Oky dokey, that is sounding more hopeful, next test, pull handbrake on hard, engine off, pump brake pedal once, pedal on next press should hardly
move at all, leave a coupla minutes, handbrake still on hard, press foot on brake, pedal should hardly move, then take handbrake off, leave 5 mins or
so, & put foot down on pedal once, if it moves a fair way down either the shoes are unadjusted or something in there has come adrift
er also I assumed that you bled the brakes correctly, the handbrake MUST be off & the bleed valve shut off while pedal is at bottom of travel,
otherwise air can still be trapped in rear cylinders
[ Edited on 4-10-2006 by kombikim ]
ancient rubber brake hoses become clogged...the massive pressure (something like 800psi i've heard) of appying your brakes will force the fluid
through but there is no likewise big pressure to force it back...so...brakes don't release fully or bleed properly...new hoses simple fix...just one
possibility which can't hurt![]()
rocknrob, had new lines up front 2 years ago. will test the other idea shortly.
well it takes easy 3 pumps to get the pedal as hard as it will go. with handbrake still on hard after 5min pedal had lost a little pressure (not
much) handbrake off after 5 min pedal was most of the way back to soft. will try to bleed again on the weekend, i used one of the 1-man kits the
other day and im not sure how much i trust the kit to keep air out.
thanks for all the suggestions again kim.
sounds like it could be shoe adjustment, even just one shoe will give that symptom, especially if handbrake used to be alright, as long shoe travel = long pedal trevel & long handbrbrake travel, pumping the brake pedal doe not give the shoes the time to retract fully, before the next application of pressure, so less pedal movement. handbrake on also does not allow the shoes to retract, so short pedal movement til they hit drums, but if there was air in the systeminitial pedal movement would usually be a fair way before the air was compressed, - after shoe addjustment did you press the pedal a few times hard, to centre each shoe, & then re-adjust?

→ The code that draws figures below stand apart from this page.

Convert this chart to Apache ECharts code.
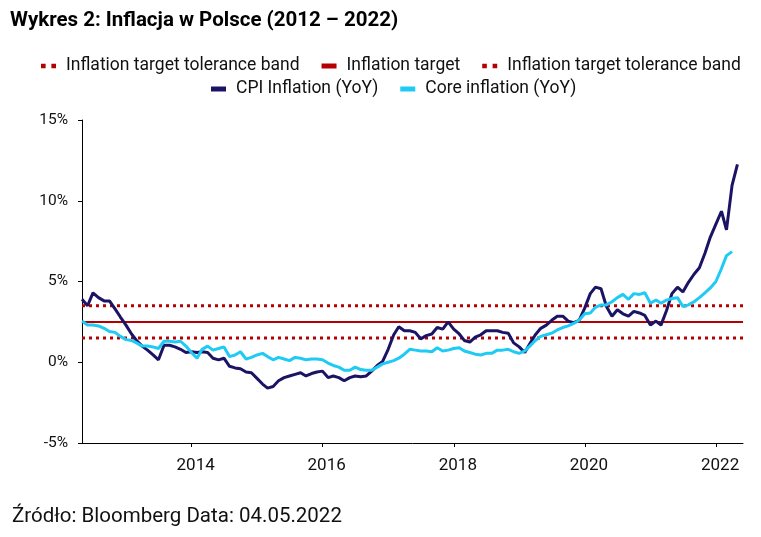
<!DOCTYPE html>
<html>
<head>
<meta charset="utf-8">
<script src="https://cdn.jsdelivr.net/npm/echarts@6/dist/echarts.min.js"></script>
<style>
  html, body { margin: 0; padding: 0; background: #fff; }
  #chart { width: 761px; height: 537px; }
</style>
</head>
<body>
<div id="chart"></div>
<script>
// first month of data: April 2012 (Bloomberg end-of-month points)
const firstYear = 2012
const firstMonth = 4

// CPI Inflation (YoY), Apr 2012 - Apr 2022
const cpi = [
  3.9, 3.5, 4.3, 4.0, 3.8, 3.8, 3.3, 2.8, 2.3,
  1.75, 1.35, 1.0, 0.75, 0.45, 0.15, 1.05, 1.05, 0.95, 0.8, 0.6, 0.65,
  0.6, 0.65, 0.6, 0.25, 0.15, 0.25, -0.25, -0.35, -0.4, -0.6, -0.65, -1.0,
  -1.35, -1.6, -1.5, -1.15, -0.95, -0.85, -0.75, -0.65, -0.85, -0.7, -0.6, -0.55,
  -0.95, -0.85, -0.95, -1.15, -0.95, -0.85, -0.9, -0.85, -0.55, -0.2, 0.05, 0.8,
  1.7, 2.2, 1.95, 1.95, 1.85, 1.45, 1.65, 1.75, 2.15, 2.05, 2.5, 2.05,
  1.75, 1.35, 1.25, 1.55, 1.7, 1.95, 1.95, 1.95, 1.85, 1.8, 1.2, 0.95,
  0.6, 1.15, 1.7, 2.1, 2.3, 2.6, 2.85, 2.85, 2.55, 2.45, 2.6, 3.35,
  4.25, 4.65, 4.55, 3.45, 2.85, 3.25, 3.0, 2.85, 3.15, 3.05, 2.9, 2.3,
  2.55, 2.3, 3.2, 4.25, 4.65, 4.35, 4.95, 5.45, 5.85, 6.75, 7.75, 8.55,
  9.35, 8.2, 10.95, 12.25
]

// Core inflation (YoY), Apr 2012 - Mar 2022
const core = [
  2.55, 2.3, 2.3, 2.25, 2.1, 1.9, 1.85, 1.6, 1.4,
  1.35, 1.2, 1.0, 1.0, 0.95, 0.85, 1.3, 1.3, 1.25, 1.3, 1.0, 0.6,
  0.25, 0.8, 1.0, 0.75, 0.85, 0.95, 0.35, 0.45, 0.65, 0.2, 0.3, 0.45,
  0.55, 0.35, 0.15, 0.3, 0.2, 0.1, 0.3, 0.25, 0.15, 0.2, 0.2, 0.15,
  -0.05, -0.2, -0.3, -0.5, -0.5, -0.3, -0.45, -0.5, -0.5, -0.3, -0.1, 0.0,
  0.1, 0.25, 0.5, 0.8, 0.75, 0.7, 0.7, 0.65, 0.9, 0.7, 0.75, 0.85,
  0.9, 0.7, 0.6, 0.5, 0.45, 0.55, 0.55, 0.75, 0.75, 0.8, 0.65, 0.55,
  0.7, 1.0, 1.35, 1.6, 1.7, 1.8, 2.0, 2.15, 2.25, 2.4, 2.6, 3.0,
  3.05, 3.4, 3.55, 3.55, 3.75, 4.0, 4.2, 3.9, 4.25, 4.2, 4.3, 3.65,
  3.85, 3.65, 3.85, 3.95, 4.0, 3.45, 3.55, 3.75, 4.0, 4.3, 4.6, 5.0,
  5.8, 6.6, 6.85
]

const inflationTarget = 2.5
const toleranceLow = 1.5
const toleranceHigh = 3.5
const yearTicks = [2014, 2016, 2018, 2020, 2022]
const yTicks = [-5, 0, 5, 10, 15]

const axisStart = new Date(2012, 3, 30).getTime()
const axisEnd = new Date(2022, 4, 31).getTime()

const monthEnd = i => new Date(firstYear, firstMonth + i, 0).getTime()
const toSeries = arr => arr.map((v, i) => [monthEnd(i), v])
const flat = v => [[axisStart, v], [axisEnd, v]]
const yearStarts = yearTicks.map(y => new Date(y, 0, 1).getTime())

const font = 'Roboto, "Noto Sans", sans-serif'
const red = '#B40000'
const navy = '#1B1464'
const cyan = '#1FCAF5'
const dotsIcon = 'path://M0,0H4V4H0Z M9,0H13V4H9Z'

const chart = echarts.init(document.getElementById('chart'))
chart.setOption({
  animation: false,
  textStyle: { fontFamily: font },
  title: [
    {
      text: 'Wykres 2: Inflacja w Polsce (2012 – 2022)',
      left: 5, top: 5,
      textStyle: { fontSize: 20.5, fontWeight: 'bold', color: '#000', fontFamily: font }
    },
    {
      text: 'Źródło: Bloomberg Data: 04.05.2022',
      left: 7, top: 501,
      textStyle: { fontSize: 20.5, fontWeight: 'normal', color: '#111', fontFamily: font }
    }
  ],
  legend: [
    {
      top: 52, left: 36,
      itemWidth: 15, itemHeight: 5, itemGap: 22,
      textStyle: { fontSize: 17.5, color: '#111', padding: [0, 0, 0, 5] },
      data: [
        { name: 'Inflation target tolerance band', icon: dotsIcon },
        { name: 'Inflation target', icon: 'rect' },
        { name: 'Inflation target tolerance band ', icon: dotsIcon }
      ]
    },
    {
      top: 75, left: 206,
      itemWidth: 15, itemHeight: 5, itemGap: 22,
      textStyle: { fontSize: 17.5, color: '#111', padding: [0, 0, 0, 5] },
      data: [
        { name: 'CPI Inflation (YoY)', icon: 'rect' },
        { name: 'Core inflation (YoY)', icon: 'rect' }
      ]
    }
  ],
  grid: { left: 82, right: 18, top: 120, bottom: 94 },
  xAxis: {
    type: 'value',
    min: axisStart,
    max: axisEnd,
    axisLine: { onZero: false, lineStyle: { color: '#000', width: 1 } },
    axisTick: {
      show: true, length: 4, lineStyle: { color: '#000' },
      customValues: yearStarts
    },
    axisLabel: {
      fontSize: 17, color: '#111', margin: 14, padding: [0, 0, 0, 8],
      customValues: yearStarts,
      formatter: v => String(new Date(v).getFullYear())
    },
    splitLine: { show: false }
  },
  yAxis: {
    type: 'value',
    min: yTicks[0],
    max: yTicks[yTicks.length - 1],
    interval: 5,
    axisLine: { show: true, lineStyle: { color: '#000', width: 1 } },
    axisTick: { show: true, length: 4, lineStyle: { color: '#000' } },
    axisLabel: { fontSize: 15.5, color: '#111', margin: 14, formatter: '{value}%' },
    splitLine: { show: false }
  },
  series: [
    {
      name: 'Inflation target tolerance band',
      type: 'line', symbol: 'none', silent: true,
      color: red,
      lineStyle: { color: red, width: 3, type: [3, 4] },
      data: flat(toleranceHigh), z: 1
    },
    {
      name: 'Inflation target',
      type: 'line', symbol: 'none', silent: true,
      color: red,
      lineStyle: { color: red, width: 2 },
      data: flat(inflationTarget), z: 1
    },
    {
      name: 'Inflation target tolerance band ',
      type: 'line', symbol: 'none', silent: true,
      color: red,
      lineStyle: { color: red, width: 3, type: [3, 4] },
      data: flat(toleranceLow), z: 1
    },
    {
      name: 'CPI Inflation (YoY)',
      type: 'line', symbol: 'none',
      color: navy,
      lineStyle: { color: navy, width: 3 },
      data: toSeries(cpi), z: 2
    },
    {
      name: 'Core inflation (YoY)',
      type: 'line', symbol: 'none',
      color: cyan,
      lineStyle: { color: cyan, width: 3 },
      data: toSeries(core), z: 3
    }
  ]
})
window.addEventListener('resize', () => chart.resize())
</script>
</body>
</html>
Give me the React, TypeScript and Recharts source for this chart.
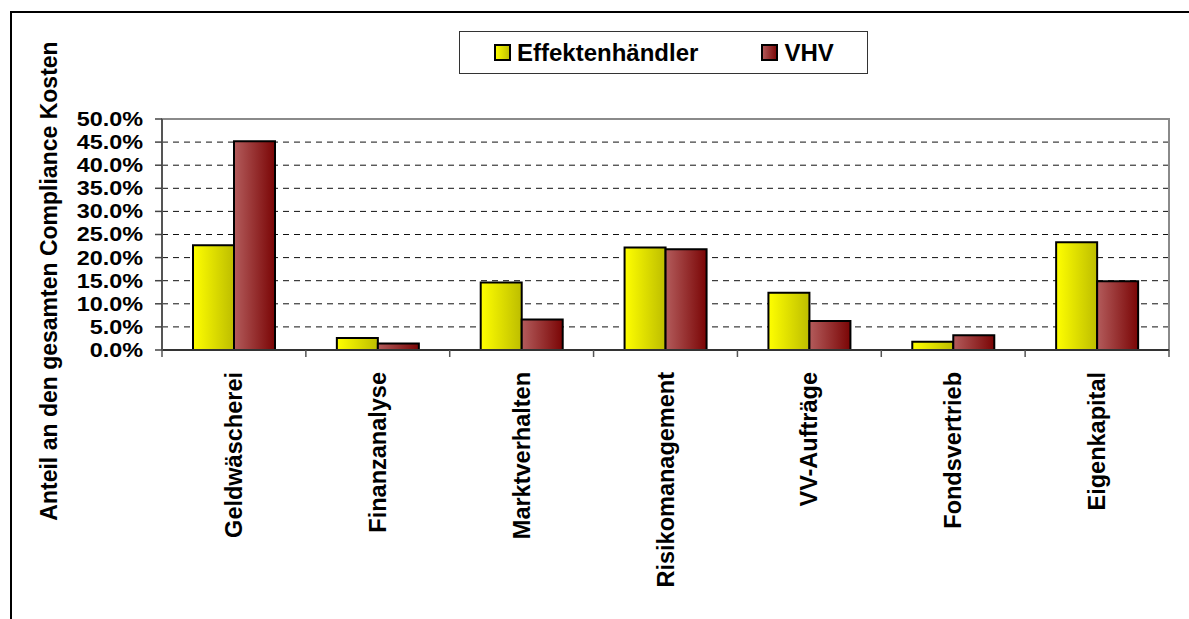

CHECK THE ONE WQAY VALVE ON THE VAC HOSE FROM MANAFOLD
well, got the chance to bleed it again today (this time with assistance) found air everywhere, so now pedal pumps up well to about 3/4 or 7/8 of full height. when the car is running though the pedal does nothing til it is 1/2 way down. vaccum is certainly doing somethign now, cos at idle (which is touchy as it is about 3 years overdue for a tune) when i hit the brakes the revs change slightly, if i pump the pedal it comes right up, but if i leave it for 10sec it drops right back down. on the pos side though the booster is doing fantastically when i do hit that spot, as i was bouncing and bobbing down my driveway as a test with absolutely minimal pressure compared to my type3. so now my biggest concern is why the pedal is so low? it is almost as low as the accellerator. is there any way to adjust this!?
well ive readjusted the rear pads and the pedal now sits about an inch lower when the handbrake is off then when it is on, so hopefully thats all good, test drive soon.